Today, I attended a Capitol Hill briefing on Energy Efficiency. Ok, I’m the director of this 4-part series, produced by Discover magazine, the National Science Foundation, and professional engineering societies IEEE and ASME. More information to follow but one of my biggest take-aways I’d like to share with you is this:
Nature has all the answers. Install more (energy efficient) windows in your home and you’ll displace 30-60% of your lighting costs/footprint (and isn’t natural lighting so much prettier than those ugly florescent bulbs?); open those windows and displace 20-40% of your cooling; and displace 20-40% of your heating w/the solar energy. Plant trees and the energy efficiency increases. How? Trees shed their leaves just in time for you and your household to soak up the sun. And they bud new leaves before you need their cooling again.* Nature is so…natural 🙂
*from Vivian Loftness, FAIA, CMU
Compact fluorescent light (CFL) bulbs are not the great panacea they are touted to be! They are filled with mercrury (vapor). This is another example of the “double-edged sword” aspect of technology we are not always accounting for. How many of the public know this and dispose of their CFL bulbs properly? What about the environmental hazard defective or improperly disposed of CFL bulbs poses?
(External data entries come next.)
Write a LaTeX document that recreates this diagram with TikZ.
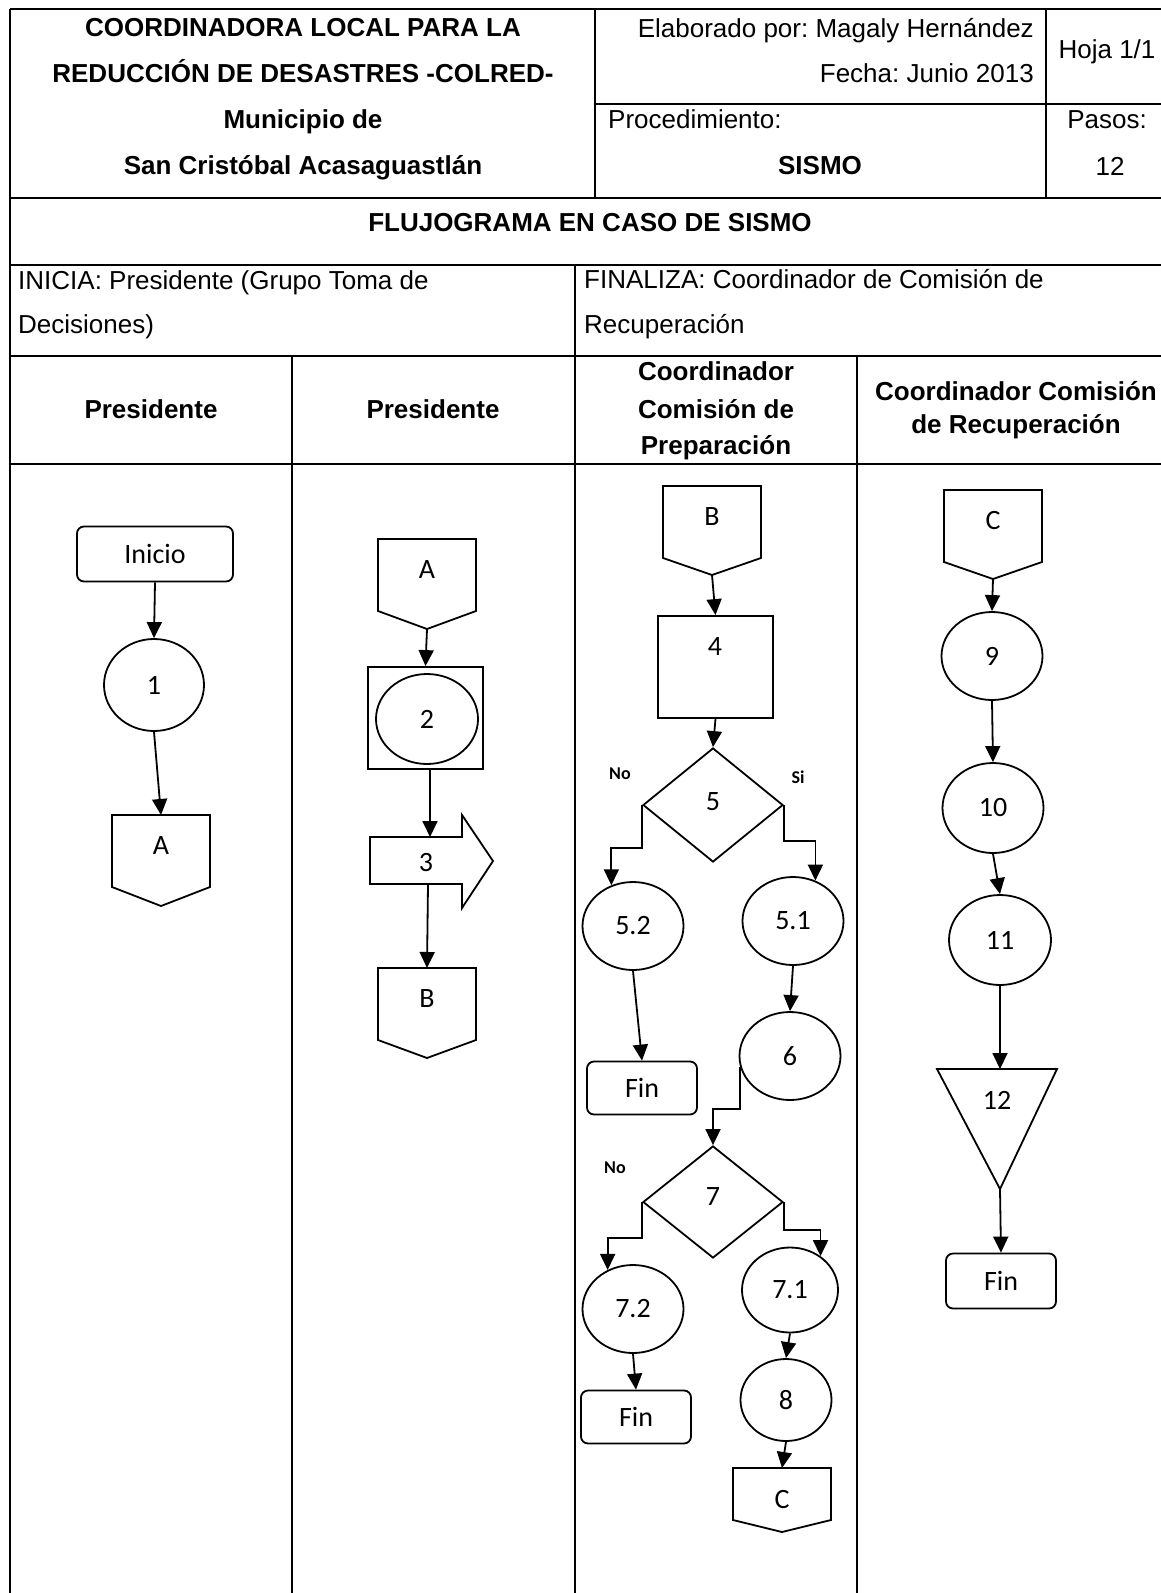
\documentclass[tikz,border=0pt]{standalone}
\usepackage{fontspec}
\setmainfont{Liberation Sans}
\newfontfamily\calfont{Carlito}
\usetikzlibrary{shapes.geometric,arrows.meta,calc}
\frenchspacing
\newcommand{\offpg}[6]{%
  \draw[shp] (#2-49,#3) -- (#2+49,#3) -- (#2+49,#3+#5) -- (#2,#3+#5+#6) -- (#2-49,#3+#5) -- cycle;
  \coordinate (#1-top) at (#2,#3);
  \coordinate (#1-bot) at (#2,#3+#5+#6);
  \node[lbl] (#1) at (#2,#3+31) {#4};
}
\begin{document}
\frenchspacing
\begin{tikzpicture}[x=1pt,y=-1pt,
  tline/.style={line width=1.4pt},
  shp/.style={draw,line width=1.8pt},
  hdr/.style={inner sep=0pt,font=\fontsize{26}{30}\selectfont},
  hdrb/.style={inner sep=0pt,font=\fontsize{26}{30}\selectfont\bfseries},
  lbl/.style={inner sep=0pt,font=\calfont\fontsize{28}{32}\selectfont},
  yn/.style={inner sep=0pt,font=\calfont\bfseries\fontsize{18}{20}\selectfont},
  circ/.style={shp,ellipse,inner sep=0pt,font=\calfont\fontsize{28}{32}\selectfont},
  term/.style={shp,rectangle,rounded corners=7pt,inner sep=0pt,font=\calfont\fontsize{28}{32}\selectfont},
  box/.style={shp,rectangle,inner sep=0pt},
  dia/.style={shp,diamond,inner sep=0pt},
  arr/.style={line width=1.8pt,-{Triangle[length=16pt,width=15pt]}}]
\useasboundingbox (0,0) rectangle (1161,1593);
% ---- table ----
\draw[tline] (10,9) -- (1161,9);
\draw[tline] (10,9) -- (10,1593);
\draw[tline] (595,9) -- (595,198);
\draw[tline] (1046,9) -- (1046,198);
\draw[tline] (595,104) -- (1161,104);
\draw[tline] (10,198) -- (1161,198);
\draw[tline] (10,265) -- (1161,265);
\draw[tline] (575,265) -- (575,356);
\draw[tline] (10,356) -- (1161,356);
\draw[tline] (292,356) -- (292,1593);
\draw[tline] (575,356) -- (575,1593);
\draw[tline] (857,356) -- (857,1593);
\draw[tline] (10,464) -- (1161,464);
% ---- header texts ----
\node[hdrb,anchor=base] (hA) at (303,36) {COORDINADORA LOCAL PARA LA};
\node[hdrb,anchor=base] (hB) at (303,82) {REDUCCIÓN DE DESASTRES -COLRED-};
\node[hdrb,anchor=base] (hC) at (303,128) {Municipio de};
\node[hdrb,anchor=base] (hD) at (303,174) {San Cristóbal Acasaguastlán};
\node[hdr,anchor=base east] (hE) at (1034,37) {Elaborado por: Magaly Hernández};
\node[hdr,anchor=base east] (hF) at (1034,82) {Fecha: Junio 2013};
\node[hdr,anchor=base] (hG) at (1107,58) {Hoja 1/1};
\node[hdr,anchor=base west] (hH) at (608,128) {Procedimiento:};
\node[hdrb,anchor=base] (hI) at (820,174) {SISMO};
\node[hdr,anchor=base] (hJ) at (1107,128) {Pasos:};
\node[hdr,anchor=base] (hK) at (1110,175) {12};
\node[hdrb,anchor=base] (hL) at (590,231) {FLUJOGRAMA EN CASO DE SISMO};
\node[hdr,anchor=base west] (hM) at (18,289) {INICIA: Presidente (Grupo Toma de};
\node[hdr,anchor=base west] (hN) at (18,333) {Decisiones)};
\node[hdr,anchor=base west] (hO) at (584,288) {FINALIZA: Coordinador de Comisión de};
\node[hdr,anchor=base west] (hP) at (584,333) {Recuperación};
\node[hdrb,anchor=base] (lane1) at (151,418) {Presidente};
\node[hdrb,anchor=base] (lane2) at (433,418) {Presidente};
\node[hdrb,anchor=base] (lane3a) at (716,380) {Coordinador};
\node[hdrb,anchor=base] (lane3b) at (716,418) {Comisión de};
\node[hdrb,anchor=base] (lane3c) at (716,454) {Preparación};
\node[hdrb,anchor=base] (lane4a) at (1016,400) {Coordinador Comisión};
\node[hdrb,anchor=base] (lane4b) at (1016,433) {de Recuperación};
% ---- lane 1 ----
\node[term,minimum width=156pt,minimum height=55pt] (ini) at (155,554) {Inicio};
\node[circ,minimum width=100pt,minimum height=92pt] (c1) at (154,685) {1};
\offpg{A1}{161}{815}{A}{72}{19}
\draw[arr] (ini.south) -- (c1.north);
\draw[arr] (c1.south) -- (A1-top);
% ---- lane 2 ----
\offpg{A2}{427}{539}{A}{72}{18}
\node[box,minimum width=115pt,minimum height=102pt] (s2) at (425.5,718) {};
\node[circ,minimum width=102pt,minimum height=90pt] (c2) at (427,719) {2};
\draw[shp] (370,837) -- (462,837) -- (462,815) -- (493,861) -- (462,908) -- (462,884) -- (370,884) -- cycle;
\coordinate (ar3-top) at (430,837);
\coordinate (ar3-bot) at (428,884);
\node[lbl] (l3) at (426,862) {3};
\offpg{B2}{427}{968}{B}{72}{18}
\draw[arr] (A2-bot) -- (s2.north);
\draw[arr] (s2.south -| ar3-top) -- (ar3-top);
\draw[arr] (ar3-bot) -- (B2-top);
% ---- lane 3 ----
\offpg{B3}{712}{486}{B}{72}{17}
\node[box,minimum width=115pt,minimum height=102pt] (r4) at (715.5,667) {};
\node[lbl] (l4) at (715,647) {4};
\node[dia,minimum width=140pt,minimum height=114pt] (d5) at (713,805) {};
\node[lbl] (l5) at (713,802) {5};
\node[yn] (no5) at (620,774) {No};
\node[yn] (si5) at (798,777) {Si};
\node[circ,minimum width=101pt,minimum height=88pt] (c52) at (633,926) {5.2};
\node[circ,minimum width=101pt,minimum height=88pt] (c51) at (793,921) {5.1};
\node[term,minimum width=110pt,minimum height=53pt] (fin1) at (642,1088) {Fin};
\node[circ,minimum width=101pt,minimum height=88pt] (c6) at (790,1056) {6};
\node[dia,minimum width=140pt,minimum height=112pt] (d7) at (713,1202) {};
\node[lbl] (l7) at (713,1197) {7};
\node[yn] (no7) at (615,1168) {No};
\node[circ,minimum width=101pt,minimum height=88pt] (c72) at (633,1309) {7.2};
\node[circ,minimum width=96pt,minimum height=85pt] (c71) at (790,1290) {7.1};
\node[term,minimum width=110pt,minimum height=53pt] (fin2) at (636,1417) {Fin};
\node[circ,minimum width=91pt,minimum height=82pt] (c8) at (786,1400) {8};
\offpg{C3}{782}{1468}{C}{52}{12}
\draw[arr] (B3-bot) -- (r4.north);
\draw[arr] (r4.south) -- (d5.north);
\draw[arr] (d5.west) -- ++(0,43) -| (c52.118);
\draw[arr] (d5.east) -- ++(0,36) -| (c51.61);
\draw[arr] (c52.south) -- (fin1.north);
\draw[arr] (c51.south) -- (c6.north);
\path (d7.north) ++(0,-36) coordinate (k6);
\draw[arr] (c6.192) |- (k6) -- (d7.north);
\draw[arr] (d7.west) -- ++(0,36) -| (c72.123);
\draw[arr] (d7.east) -- ++(0,28) -| (c71.48);
\draw[arr] (c72.south) -- (fin2.north);
\draw[arr] (c71.south) -- (c8.north);
\draw[arr] (c8.south) -- (C3-top);
% ---- lane 4 ----
\offpg{C4}{993}{490}{C}{72}{17}
\node[circ,minimum width=101pt,minimum height=88pt] (c9) at (992,656) {9};
\node[circ,minimum width=101pt,minimum height=90pt] (c10) at (993,808) {10};
\node[circ,minimum width=102pt,minimum height=90pt] (c11) at (1000,940) {11};
\draw[shp] (937,1069) -- (1057,1069) -- (1000,1189) -- cycle;
\coordinate (t12-top) at (1000,1069);
\coordinate (t12-bot) at (1000,1189);
\node[lbl] (l12) at (997,1100) {12};
\node[term,minimum width=110pt,minimum height=55pt] (fin3) at (1001,1281) {Fin};
\draw[arr] (C4-bot) -- (c9.north);
\draw[arr] (c9.south) -- (c10.north);
\draw[arr] (c10.south) -- (c11.north);
\draw[arr] (c11.south) -- (t12-top);
\draw[arr] (t12-bot) -- (fin3.north);
\end{tikzpicture}
\end{document}
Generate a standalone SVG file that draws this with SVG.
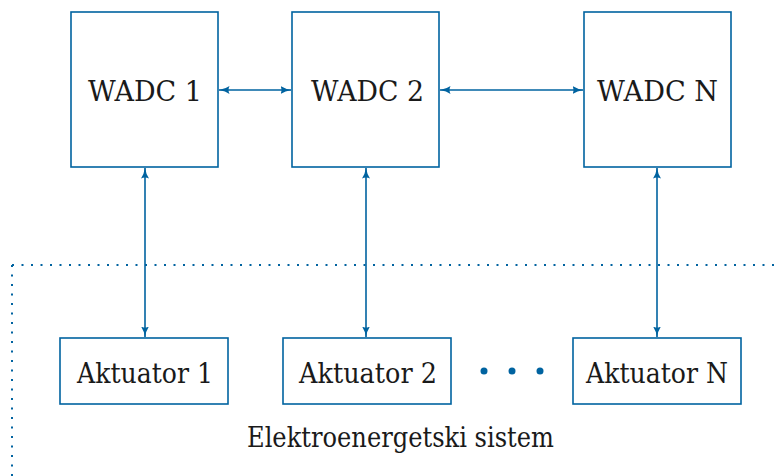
<svg xmlns="http://www.w3.org/2000/svg" width="781" height="476" viewBox="0 0 781 476">
<style>
.box{fill:#fff;stroke:#0063a0;stroke-width:1.6}
.t{font-size:27px;fill:#1a1a1a;text-anchor:middle}
.c{stroke:#0063a0;stroke-width:1.6;fill:none}
.d{stroke:#0063a0;stroke-width:2;fill:none;stroke-dasharray:2 7.5}
</style>
<defs>
<marker id="a" markerWidth="11" markerHeight="9" refX="10.5" refY="4.5" orient="auto-start-reverse" markerUnits="userSpaceOnUse">
<path d="M0,0.5 Q4,3.5 11,4.5 Q4,5.5 0,8.5 Q2,4.5 0,0.5 Z" fill="#0063a0"/>
</marker>
</defs>
<g id="boundary">
<path class="d" d="M12,265 H781 M12,265 V476"/>
</g>
<g font-family="DejaVu Serif, serif">
<g id="wadc1"><rect class="box" x="71" y="12" width="147" height="155"/><text class="t" x="145" y="101" textLength="114" lengthAdjust="spacingAndGlyphs">WADC 1</text></g>
<g id="wadc2"><rect class="box" x="292" y="12" width="147" height="155"/><text class="t" x="367.5" y="101" textLength="113" lengthAdjust="spacingAndGlyphs">WADC 2</text></g>
<g id="wadcN"><rect class="box" x="584" y="12" width="147" height="155"/><text class="t" x="657.5" y="101" textLength="121" lengthAdjust="spacingAndGlyphs">WADC N</text></g>
<g id="akt1"><rect class="box" x="60" y="338" width="168" height="66"/><text class="t" x="145" y="383" textLength="136" lengthAdjust="spacingAndGlyphs">Aktuator 1</text></g>
<g id="akt2"><rect class="box" x="283" y="338" width="168" height="66"/><text class="t" x="368" y="383" textLength="138" lengthAdjust="spacingAndGlyphs">Aktuator 2</text></g>
<g id="aktN"><rect class="box" x="573" y="338" width="168" height="66"/><text class="t" x="657" y="383" textLength="142" lengthAdjust="spacingAndGlyphs">Aktuator N</text></g>
<g id="label"><text class="t" x="400.5" y="447" textLength="307" lengthAdjust="spacingAndGlyphs">Elektroenergetski sistem</text></g>
</g>
<g id="dots" fill="#0063a0"><circle cx="484" cy="371" r="3.5"/><circle cx="512" cy="371" r="3.5"/><circle cx="540" cy="371" r="3.5"/></g>
<g id="connectors">
<line class="c" x1="219" y1="90" x2="291" y2="90" marker-start="url(#a)" marker-end="url(#a)"/>
<line class="c" x1="440" y1="90" x2="583" y2="90" marker-start="url(#a)" marker-end="url(#a)"/>
<line class="c" x1="145" y1="168" x2="145" y2="337" marker-start="url(#a)" marker-end="url(#a)"/>
<line class="c" x1="366" y1="168" x2="366" y2="337" marker-start="url(#a)" marker-end="url(#a)"/>
<line class="c" x1="657" y1="168" x2="657" y2="337" marker-start="url(#a)" marker-end="url(#a)"/>
</g>
</svg>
The price of such technology is responsibility and the public needs to educated in both the disadvantages as well as the advantages of developing technology or we can’t make responsible decisions- IMHO!
Natural solutions are the best way to handle man-made problems- we just need to find the appropriate ones and implement them!
Paul….don’t be such a Debbie Downer, dude! 🙂 Just like people think recycling six sheets of paper in their office everyday makes up for their SUV, they want to think CFLs also make them green.